When they were being led outside the movie house, our source, “Christian”, saw that JV Villar tried to interview some of the moviegoers. The confused and startled moviegoers made attempts to avoid the camera, but they were forced to expose their faces. Christian could not determine if those who forced them to show their faces were policemen or staff from Channel 2 themselves, since no one was in police uniform. When Christian saw the report the next morning, he was shocked and angered that Channel 2 did not even bother to cover the faces of the moviegoers. Christian also said that the report conspicuously did not include the extortion that took place inside the theater, as well as most of the physical harassment and violence. The man who was wounded on the head, according to Christian, later had an asthma attack and was told by the police that he would be brought to a hospital. Upon hearing this, Christian, seriously doubting the sincerity of the policeman, feared for the man’s safety. (LAGABLAB learned from a source inside the camp that the man was also brought to Camp Karingal, and instead of being brought to the hospital, he was forced to walk around the camp barefooted while being threatened not to talk to anyone about the incident).
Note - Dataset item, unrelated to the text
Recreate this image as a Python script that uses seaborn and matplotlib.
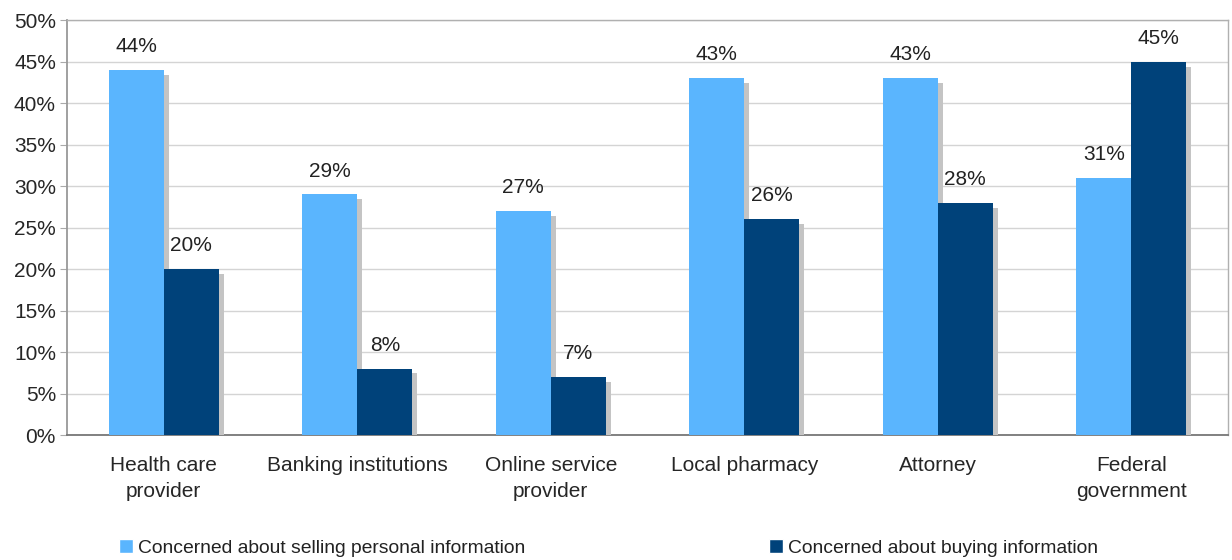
import matplotlib
matplotlib.use("Agg")
import matplotlib.pyplot as plt
import matplotlib.patheffects as pe
from matplotlib.patches import Patch
from matplotlib.ticker import FixedLocator, MultipleLocator, FuncFormatter
import seaborn as sns
import pandas as pd

categories = ["Health care\nprovider", "Banking institutions", "Online service\nprovider",
              "Local pharmacy", "Attorney", "Federal\ngovernment"]
selling = [44, 29, 27, 43, 43, 31]
buying = [20, 8, 7, 26, 28, 45]
series_names = ["Concerned about selling personal information",
                "Concerned about buying information"]
colors = ["#5AB5FE", "#00427A"]

df = pd.DataFrame({
    "category": categories * 2,
    "value": selling + buying,
    "series": [series_names[0]] * len(categories) + [series_names[1]] * len(categories),
})

sns.set_theme(style="white")
plt.rcParams["font.family"] = ["Liberation Sans", "DejaVu Sans"]
plt.rcParams["text.color"] = "#222222"

fig = plt.figure(figsize=(12.32, 5.6), dpi=100)
ax = fig.add_axes([0.0544, 0.2232, 0.9424, 0.7408])

sns.barplot(data=df, x="category", y="value", hue="series", order=categories,
            hue_order=series_names, palette=colors, width=0.57, gap=0,
            saturation=1, legend=False, ax=ax, zorder=3)

shadow = [pe.SimplePatchShadow(offset=(3.5, -3.5), shadow_rgbFace="#c4c4c4", alpha=1.0),
          pe.Normal()]
for bar in ax.patches:
    bar.set_linewidth(0)
    bar.set_path_effects(shadow)

# value labels above each bar
for container in ax.containers:
    ax.bar_label(container, labels=[f"{v:.0f}%" for v in container.datavalues],
                 padding=10, fontsize=15, color="#222222")

ax.set_ylim(0, 50)
ax.set_xlim(-0.5, len(categories) - 0.5)
ax.yaxis.set_major_locator(MultipleLocator(5))
ax.yaxis.set_major_formatter(FuncFormatter(lambda v, p: f"{v:.0f}%"))
ax.grid(axis="y", color="#d4d4d4", linewidth=1.0, zorder=0)
ax.set_axisbelow(True)

ax.set_xlabel("")
ax.set_ylabel("")
ax.set_xticks(range(len(categories)))
ax.set_xticklabels(categories, fontsize=15, linespacing=1.45)
ax.xaxis.set_minor_locator(FixedLocator([i + 0.5 for i in range(len(categories) - 1)]))
ax.tick_params(axis="x", which="major", length=0, pad=15)
ax.tick_params(axis="x", which="minor", length=5, width=0.8, color="#999999", direction="out")
ax.tick_params(axis="y", which="major", length=5, width=0.8, color="#aaaaaa",
               direction="out", labelsize=15, pad=3, left=True)

for side in ["top", "right"]:
    ax.spines[side].set_color("#b0b0b0")
    ax.spines[side].set_linewidth(1.0)
ax.spines["left"].set_color("#999999")
ax.spines["left"].set_linewidth(1.3)
ax.spines["bottom"].set_color("#777777")
ax.spines["bottom"].set_linewidth(1.3)

legend_kw = dict(loc="center left", frameon=False, fontsize=13.9, handlelength=0.7,
                 handleheight=0.7, handletextpad=0.3, borderpad=0, borderaxespad=0)
fig.legend(handles=[Patch(facecolor=colors[0], label=series_names[0])],
           bbox_to_anchor=(119 / 1232, 1 - 548 / 560), **legend_kw)
fig.legend(handles=[Patch(facecolor=colors[1], label=series_names[1])],
           bbox_to_anchor=(769 / 1232, 1 - 548 / 560), **legend_kw)

fig.savefig("out.png", dpi=100)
When the report was shown the morning after in ABS-CBN’s Magandang Umaga, Bayan!, one of the hosts noticed the excessive force that the police used during the raid. Another host, Mr. Ramon Tulfo, allegedly remarked that the gay men inside the theater deserved such treatment from the police since they should be concentrating on their work in beauty parlors instead of committing lewd acts. In ABS-CBN’s news reports on the raid, it did not cover the faces of the interviewees and the other movie goers. (For more information on this issue, visit the website of the International Gay and Lesbian Human Rights Commission, which supported LAGABLAB’s campaign on this case).
Ethics in Media
At the core of the issue is the need for media establishments to enforce on its own policies on ethics. Free speech, in the hands of irresponsible journalists, may contribute to human rights abuses. Mass media has become a powerful instrument that shapes public opinion and discourse, and this power has to be used responsibly to encourage critical thinking and informed decisions, not to sow divisive sectarianism and hatred.
While LAGABLAB is against censorship, media responsibility has to be exercised by media institutions. If PDI has a Code of Ethics, then it should be enforced without exceptions. Any thing less smacks of discrimination against the aggrieved party, or in this case, the LGBT community.